Given the carve-out of cable networks and the continued presence of other studio-streamer rivals, the companies will argue the market remains competitive; nonetheless, conditions are likely, and the timetable could stretch.

Programming implications: DC, HBO, and the franchise pipeline

For viewers, the immediate impact is minimal—libraries and release calendars won’t shift overnight.

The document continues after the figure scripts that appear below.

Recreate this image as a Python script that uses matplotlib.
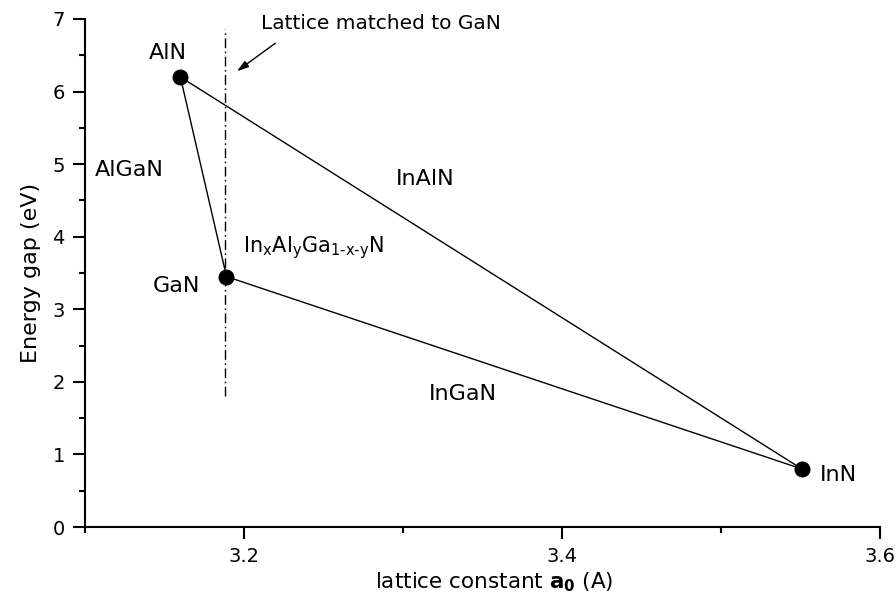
import matplotlib
matplotlib.use("Agg")
import matplotlib.pyplot as plt
from matplotlib.ticker import MultipleLocator

plt.rcParams['font.family'] = ['DejaVu Sans']
plt.rcParams['mathtext.fontset'] = 'dejavusans'
plt.rcParams['mathtext.default'] = 'regular'

# Binary nitrides: lattice constant (A) and band gap (eV)
compounds = ["AlN", "GaN", "InN"]
lattice_a0 = [3.160, 3.189, 3.551]
energy_gap = [6.20, 3.45, 0.80]

# Lattice-matched-to-GaN guide line
lm_x = 3.188
lm_y = [1.80, 6.86]

fig = plt.figure(figsize=(8.96, 6.10), dpi=100)
ax = fig.add_axes([0.0949, 0.136, 0.887, 0.833])

# Triangle edges (ternary alloys) and vertices
tri_x = lattice_a0 + [lattice_a0[0]]
tri_y = energy_gap + [energy_gap[0]]
ax.plot(tri_x, tri_y, color='black', lw=1.0, zorder=2)
ax.plot(lattice_a0, energy_gap, 'o', color='black', ms=10.5, zorder=3)

ax.plot([lm_x, lm_x], lm_y, color='black', lw=1.0,
        linestyle=(0, (7, 2.5, 1.2, 2.5)), zorder=1)

ax.text(3.2107, 6.94, "Lattice matched to GaN", fontsize=14.5,
        ha='left', va='center')
ax.annotate("", xy=(3.1956, 6.28), xytext=(3.2197, 6.665),
            arrowprops=dict(arrowstyle='-|>,head_length=0.7,head_width=0.22',
                            color='black', lw=1.0, shrinkA=0, shrinkB=0))

lab_fs = 16
ax.text(3.1523, 6.53, "AlN", fontsize=lab_fs, ha='center', va='center')
ax.text(3.1724, 3.32, "GaN", fontsize=lab_fs, ha='right', va='center')
ax.text(3.562, 0.72, "InN", fontsize=lab_fs, ha='left', va='center')
ax.text(3.128, 4.92, "AlGaN", fontsize=lab_fs, ha='center', va='center')
ax.text(3.314, 4.80, "InAlN", fontsize=lab_fs, ha='center', va='center')
ax.text(3.3375, 1.83, "InGaN", fontsize=lab_fs, ha='center', va='center')
ax.text(3.1995, 3.79, r"In$_x$Al$_y$Ga$_{\text{1-x-y}}$N",
        fontsize=15, ha='left', va='baseline')

ax.set_xlim(3.1, 3.6)
ax.set_ylim(0, 7)
ax.xaxis.set_minor_locator(MultipleLocator(0.1))
ax.yaxis.set_major_locator(MultipleLocator(1))
ax.yaxis.set_minor_locator(MultipleLocator(0.5))
ax.set_xticks([3.2, 3.4, 3.6])
ax.set_xticklabels(["3.2", "3.4", "3.6"])

for side in ('top', 'right'):
    ax.spines[side].set_visible(False)
for side in ('left', 'bottom'):
    ax.spines[side].set_linewidth(1.5)

ax.tick_params(which='major', direction='out', length=8.5, width=1.5,
               labelsize=14, pad=6)
ax.tick_params(which='minor', direction='out', length=4.5, width=1.5)

ax.set_xlabel(r"lattice constant $\mathbf{a}_{\mathbf{0}}$ (A)", fontsize=15.5)
ax.xaxis.set_label_coords(0.515, -0.085)
ax.set_ylabel("Energy gap (eV)", fontsize=16, labelpad=8)

fig.savefig("out.png", dpi=100)
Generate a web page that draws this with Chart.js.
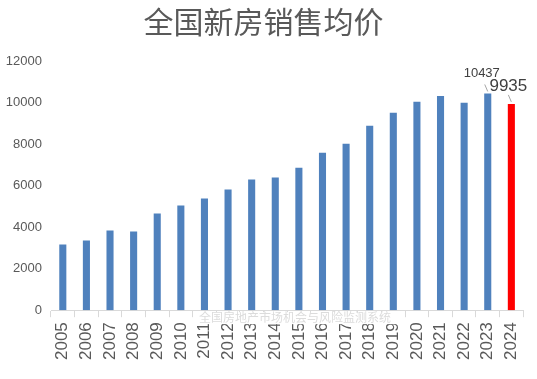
<!DOCTYPE html>
<html>
<head>
<meta charset="utf-8">
<script src="https://cdn.jsdelivr.net/npm/chart.js@4"></script>
<style>
  html, body { margin: 0; padding: 0; background: #fff; }
  #wrap { width: 537px; height: 379px; }
</style>
</head>
<body>
<div id="wrap"><canvas id="priceChart"></canvas></div>
<script>
const years = ['2005', '2006', '2007', '2008', '2009', '2010', '2011', '2012', '2013', '2014',
               '2015', '2016', '2017', '2018', '2019', '2020', '2021', '2022', '2023', '2024'];
const avgPrice = [3168, 3360, 3840, 3792, 4656, 5040, 5376, 5808, 6288, 6384,
                  6864, 7584, 8016, 8880, 9504, 10032, 10320, 9984, 10437, 9935];
const yTicks = [0, 2000, 4000, 6000, 8000, 10000, 12000];
const labelled = { '2023': '10437', '2024': '9935' };
const watermark = '全国房地产市场机会与风险监测系统';

const barColors = years.map(y => y === '2024' ? '#ff0000' : '#4f81bd');

// value labels with little leader lines + the grey watermark over the axis
const extrasPlugin = {
    id: 'extras',
    afterDraw(chart) {
        const c = chart.ctx;
        const meta = chart.getDatasetMeta(0);
        c.save();
        years.forEach((y, i) => {
            if (!labelled[y]) return;
            const bar = meta.data[i];
            const big = y === '2024';
            c.font = (big ? '17px' : '13px') + ' "Liberation Sans", Arial, sans-serif';
            c.fillStyle = '#404040';
            c.textAlign = 'center';
            c.textBaseline = 'middle';
            const tx = big ? bar.x - 3 : bar.x - 6;
            const ty = big ? bar.y - 18 : bar.y - 20;
            c.fillText(labelled[y], tx, ty);
            c.strokeStyle = '#a6a6a6';
            c.lineWidth = 1;
            c.beginPath();
            c.moveTo(bar.x - 3, bar.y - 9);
            c.lineTo(bar.x, bar.y - 2);
            c.stroke();
        });
        // watermark
        const area = chart.chartArea;
        c.font = '12px "Noto Sans CJK SC", sans-serif';
        const w = c.measureText(watermark).width;
        const cx = (area.left + area.right) / 2 + 8;
        c.fillStyle = '#fff';
        c.fillRect(cx - w / 2 - 6, area.bottom + 2, w + 12, 12);
        c.fillStyle = '#dcdcdc';
        c.textAlign = 'center';
        c.textBaseline = 'middle';
        c.fillText(watermark, cx, area.bottom + 7);
        c.restore();
    }
};

const ctx = document.getElementById('priceChart').getContext('2d');
const myChart = new Chart(ctx, {
    type: 'bar',
    data: {
        labels: years,
        datasets: [{
            label: '全国新房销售均价',
            data: avgPrice,
            backgroundColor: barColors,
            barPercentage: 0.3,
            categoryPercentage: 1
        }]
    },
    options: {
        responsive: true,
        maintainAspectRatio: false,
        animation: false,
        layout: { padding: { top: 0, left: 0, right: 10, bottom: 14 } },
        plugins: {
            legend: { display: false },
            tooltip: { enabled: false },
            title: {
                display: true,
                text: '全国新房销售均价',
                color: '#595959',
                font: { size: 30, family: '"Noto Sans CJK SC", sans-serif', weight: 'normal' },
                padding: { top: 4, bottom: 21 }
            }
        },
        scales: {
            x: {
                grid: { display: true, offset: true, drawOnChartArea: false, drawTicks: true, tickLength: 7, color: '#d9d9d9' },
                border: { display: true, color: '#d9d9d9' },
                ticks: {
                    color: '#595959',
                    font: { size: 17, family: '"Liberation Sans", Arial, sans-serif' },
                    maxRotation: 90,
                    minRotation: 90,
                    padding: 5
                }
            },
            y: {
                min: 0,
                max: 12000,
                afterBuildTicks(scale) { scale.ticks = yTicks.map(v => ({ value: v })); },
                grid: { display: false },
                border: { display: false },
                ticks: {
                    color: '#595959',
                    font: { size: 13, family: '"Liberation Sans", Arial, sans-serif' },
                    padding: 1,
                    callback: v => String(v)
                },
                afterFit(scale) { scale.width = 51; }
            }
        }
    },
    plugins: [extrasPlugin]
});
</script>
</body>
</html>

Over the medium term:

  • DC strategy: A unified slate across theatrical and streaming could stabilize the brand after years of course changes, with coordinated series-film arcs.

  • HBO prestige TV: Flagships and development pipelines should gain global scale in marketing and distribution, while retaining brand curation.

  • Library unlocks: Deep catalog mining (classic Warner films, premium series) supports ad-tier growth and international expansion.

  • Windowing experiments: Expect selective theatrical commitments for tentpoles, with data-driven windows and broader premium VOD use.

The integration timeline

  • Now–Q1 2026: Regulatory filings, cable network spin preparations, integration planning.

  • Mid-2026: Earliest plausible clearances in some jurisdictions; potential remedies negotiated.

  • Late 2026: Targeted close if approvals and carve-out complete; day-one operating model launches.

  • 2027: Synergy run-rate ramps; debt reduction priorities kick in as combined cash flow solidifies.

The Netflix–Warner Bros agreement is the boldest bet yet in streaming’s shake-out era: massive IP meets global distribution at unprecedented scale. If regulators bless the structure and integration sticks the landing, the combined company could define the next decade of premium entertainment. If not, the price tag, leverage, and execution risks will loom large—on screen and on the balance sheet.